TASK GOAL ::
Starting at the first line of the listing below, repeat each line up to and including the one containing "var seriesColors = ['#000000', '#ff0000', '#12b0f0'];". Leave out pictures.

RECORDS TO USE ::
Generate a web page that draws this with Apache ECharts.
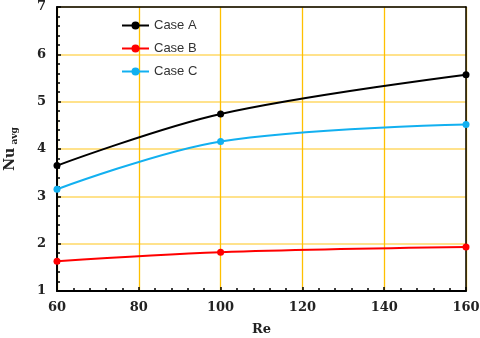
<!DOCTYPE html>
<html>
<head>
<meta charset="utf-8">
<script src="https://cdn.jsdelivr.net/npm/echarts@6/dist/echarts.min.js"></script>
<style>
html,body{margin:0;padding:0;background:#fff;}
#chart{width:480px;height:338px;}
</style>
</head>
<body>
<div id="chart"></div>
<script>
var reValues = [60, 100, 160];
var caseA = [3.65, 4.74, 5.57];
var caseB = [1.63, 1.82, 1.93];
var caseC = [3.15, 4.16, 4.52];
var seriesNames = ['Case A', 'Case B', 'Case C'];
var seriesColors = ['#000000', '#ff0000', '#12b0f0'];

function pairs(ys) {
    var out = [];
    for (var i = 0; i < reValues.length; i++) {
        out.push([reValues[i], ys[i]]);
    }
    return out;
}

function makeSeries(name, ys, color) {
    return {
        name: name,
        type: 'line',
        smooth: 0.35,
        data: pairs(ys),
        symbol: 'circle',
        symbolSize: 7,
        itemStyle: {color: color},
        lineStyle: {color: color, width: 2},
        z: 5
    };
}

// plain frame axes for top and right edges
function frameAxis(pos, min, max) {
    return {
        type: 'value', position: pos, min: min, max: max,
        axisLine: {show: true, onZero: false, lineStyle: {color: '#000', width: 1.5}},
        axisTick: {show: false}, axisLabel: {show: false}, splitLine: {show: false}
    };
}

var chart = echarts.init(document.getElementById('chart'));
var labelFont = {fontFamily: 'DejaVu Serif', fontWeight: 'bold', fontSize: 13, color: '#222'};

chart.setOption({
    animation: false,
    grid: {left: 57, right: 14, top: 7, bottom: 47, outerBoundsMode: 'none', containLabel: false},
    legend: {
        orient: 'vertical',
        left: 116,
        top: 14,
        itemWidth: 27,
        itemHeight: 10,
        itemGap: 10,
        data: seriesNames,
        textStyle: {fontFamily: 'Liberation Sans', fontSize: 13, color: '#333'}
    },
    xAxis: [{
        type: 'value',
        min: 60,
        max: 160,
        interval: 20,
        name: 'Re',
        nameLocation: 'middle',
        nameGap: 32,
        nameTextStyle: {fontFamily: 'DejaVu Serif', fontWeight: 'bold', fontSize: 13, color: '#222'},
        axisLine: {lineStyle: {color: '#000', width: 2}},
        axisTick: {inside: true, length: 4, lineStyle: {color: '#000', width: 1.5}},
        minorTick: {show: true, splitNumber: 5, length: 3, lineStyle: {color: '#000', width: 1.5}},
        axisLabel: Object.assign({margin: 10}, labelFont),
        splitLine: {show: true, lineStyle: {color: '#ffc000', width: 1.3}}
    }, frameAxis('top', 60, 160)],
    yAxis: [{
        type: 'value',
        min: 1,
        max: 7,
        interval: 1,
        name: '{main|Nu}{sub| avg}',
        nameLocation: 'middle',
        nameGap: 38,
        nameTextStyle: {
            rich: {
                main: {fontFamily: 'DejaVu Serif', fontWeight: 'bold', fontSize: 14, color: '#222'},
                sub: {fontFamily: 'DejaVu Serif', fontWeight: 'bold', fontSize: 9, color: '#222', padding: [8, 0, 0, 0]}
            }
        },
        axisLine: {lineStyle: {color: '#000', width: 2}},
        axisTick: {inside: true, length: 4, lineStyle: {color: '#000', width: 1.5}},
        minorTick: {show: true, splitNumber: 5, length: 3, lineStyle: {color: '#000', width: 1.5}},
        axisLabel: Object.assign({margin: 11}, labelFont),
        splitLine: {show: true, lineStyle: {color: '#ffd966', width: 1.5}}
    }, frameAxis('right', 1, 7)],
    series: [
        makeSeries(seriesNames[0], caseA, seriesColors[0]),
        makeSeries(seriesNames[1], caseB, seriesColors[1]),
        makeSeries(seriesNames[2], caseC, seriesColors[2])
    ]
});
</script>
</body>
</html>
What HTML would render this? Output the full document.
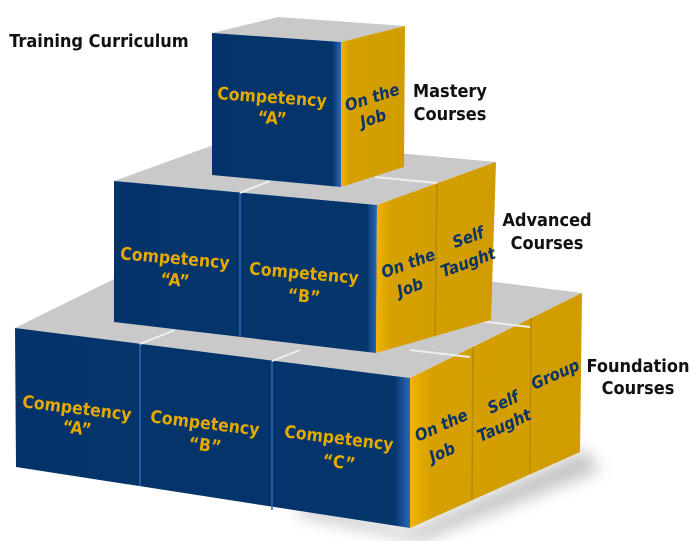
<!DOCTYPE html>
<html><head><meta charset="utf-8"><style>
html,body{margin:0;padding:0;background:#fff;}
svg{display:block;}
text{font-family:"DejaVu Sans Condensed","Liberation Sans",sans-serif;font-weight:bold;}
.b{fill:#e3a900;font-size:17.5px;text-anchor:middle;}
.g{fill:#0a3366;font-size:16.5px;text-anchor:middle;font-style:italic;}
.k{fill:#111;font-size:18px;text-anchor:middle;}
</style></head><body>
<svg width="700" height="541" viewBox="0 0 700 541" xmlns="http://www.w3.org/2000/svg">
<defs>
<linearGradient id="bl" x1="0" x2="1" y1="0" y2="0"><stop offset="0" stop-color="#03336a"/><stop offset="0.93" stop-color="#04356b"/><stop offset="1" stop-color="#2a68b8"/></linearGradient>
<linearGradient id="bl2" x1="0" x2="1" y1="0" y2="0"><stop offset="0" stop-color="#03336a"/><stop offset="0.96" stop-color="#04356b"/><stop offset="1" stop-color="#2a68b8"/></linearGradient>
<linearGradient id="gd" x1="0" x2="1" y1="0" y2="0"><stop offset="0" stop-color="#f0b400"/><stop offset="0.12" stop-color="#d6a000"/><stop offset="1" stop-color="#d09c00"/></linearGradient>
<filter id="sh" x="-20%" y="-20%" width="140%" height="160%"><feGaussianBlur stdDeviation="8"/></filter>
</defs>
<polygon points="300,500 410,530 585,450 600,470 420,541 300,515" fill="#888" opacity="0.5" filter="url(#sh)"/>
<!-- bottom tier -->
<polygon points="15,328 410,378 582,293 187,243" fill="#c9c9c9"/>
<polygon points="15,328 410,378 410,528 16,467" fill="url(#bl2)"/>
<line x1="140" y1="344" x2="140" y2="486" stroke="#2a68b8" stroke-width="1.5"/>
<line x1="272" y1="361" x2="272" y2="510" stroke="#2a68b8" stroke-width="1.5"/>
<polygon points="410,378 582,293 580,452 410,528" fill="url(#gd)"/>
<line x1="473" y1="347" x2="472" y2="500" stroke="#b88a00" stroke-width="1.5"/>
<line x1="531" y1="318" x2="530" y2="474" stroke="#b88a00" stroke-width="1.5"/>
<line x1="140" y1="344" x2="175" y2="330" stroke="#eee" stroke-width="2"/>
<line x1="272" y1="361" x2="300" y2="350" stroke="#eee" stroke-width="2"/>
<line x1="410" y1="350" x2="470" y2="357" stroke="#eee" stroke-width="2"/>
<line x1="470" y1="320" x2="530" y2="327" stroke="#eee" stroke-width="2"/>
<!-- middle tier -->
<polygon points="114,181 377,205 496,162 233,138" fill="#c9c9c9"/>
<polygon points="114,181 377,205 376,353 114,322" fill="url(#bl2)"/>
<line x1="240" y1="193" x2="240" y2="337" stroke="#2a68b8" stroke-width="1.5"/>
<polygon points="377,205 496,162 491,320 376,353" fill="url(#gd)"/>
<line x1="437" y1="183" x2="435" y2="336" stroke="#b88a00" stroke-width="1.5"/>
<line x1="240" y1="193" x2="270" y2="181" stroke="#eee" stroke-width="2"/>
<line x1="375" y1="177" x2="437" y2="183" stroke="#eee" stroke-width="2"/>
<!-- top cube -->
<polygon points="212,33 341,42 405,26 278,17" fill="#c9c9c9"/>
<polygon points="212,33 341,42 341,187 212,175" fill="url(#bl)"/>
<polygon points="341,42 405,26 404,167 341,187" fill="url(#gd)"/>
<g class="b">
<text x="272" y="103" transform="rotate(4 272 97)">Competency</text>
<text x="272" y="124" transform="rotate(4 272 120)">“A”</text>
<text x="175" y="264" transform="rotate(5 175 258)">Competency</text>
<text x="175" y="286" transform="rotate(5 175 280)">“A”</text>
<text x="304" y="279" transform="rotate(5 304 273)">Competency</text>
<text x="304" y="302" transform="rotate(5 304 296)">“B”</text>
<text x="77" y="414" transform="rotate(7 77 408)">Competency</text>
<text x="77" y="434" transform="rotate(7 77 428)">“A”</text>
<text x="205" y="429" transform="rotate(7 205 423)">Competency</text>
<text x="205" y="451" transform="rotate(7 205 445)">“B”</text>
<text x="339" y="444" transform="rotate(7 339 438)">Competency</text>
<text x="339" y="468" transform="rotate(7 339 462)">“C”</text>
</g>
<g class="g">
<text x="372" y="103" transform="rotate(-18 372 97)">On the</text>
<text x="373" y="124" transform="rotate(-18 373 118)">Job</text>
<text x="408" y="269" transform="rotate(-20 408 263)">On the</text>
<text x="410" y="293" transform="rotate(-20 410 287)">Job</text>
<text x="468" y="243" transform="rotate(-20 468 237)">Self</text>
<text x="468" y="268" transform="rotate(-20 468 262)">Taught</text>
<text x="441" y="431" transform="rotate(-24 441 425)">On the</text>
<text x="442" y="458" transform="rotate(-24 442 452)">Job</text>
<text x="503" y="408" transform="rotate(-24 503 402)">Self</text>
<text x="504" y="431" transform="rotate(-24 504 425)">Taught</text>
<text x="555" y="380" transform="rotate(-24 555 374)">Group</text>
</g>
<g class="k">
<text x="99" y="47">Training Curriculum</text>
<text x="450" y="97">Mastery</text>
<text x="450" y="120">Courses</text>
<text x="547" y="226">Advanced</text>
<text x="547" y="249">Courses</text>
<text x="638" y="372">Foundation</text>
<text x="638" y="394">Courses</text>
</g>
</svg>
</body></html>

TASK RESULT ::
Generate a web page that draws this with Apache ECharts.
<!DOCTYPE html>
<html>
<head>
<meta charset="utf-8">
<script src="https://cdn.jsdelivr.net/npm/echarts@6/dist/echarts.min.js"></script>
<style>
html,body{margin:0;padding:0;background:#fff;}
#chart{width:480px;height:338px;}
</style>
</head>
<body>
<div id="chart"></div>
<script>
var reValues = [60, 100, 160];
var caseA = [3.65, 4.74, 5.57];
var caseB = [1.63, 1.82, 1.93];
var caseC = [3.15, 4.16, 4.52];
var seriesNames = ['Case A', 'Case B', 'Case C'];
var seriesColors = ['#000000', '#ff0000', '#12b0f0'];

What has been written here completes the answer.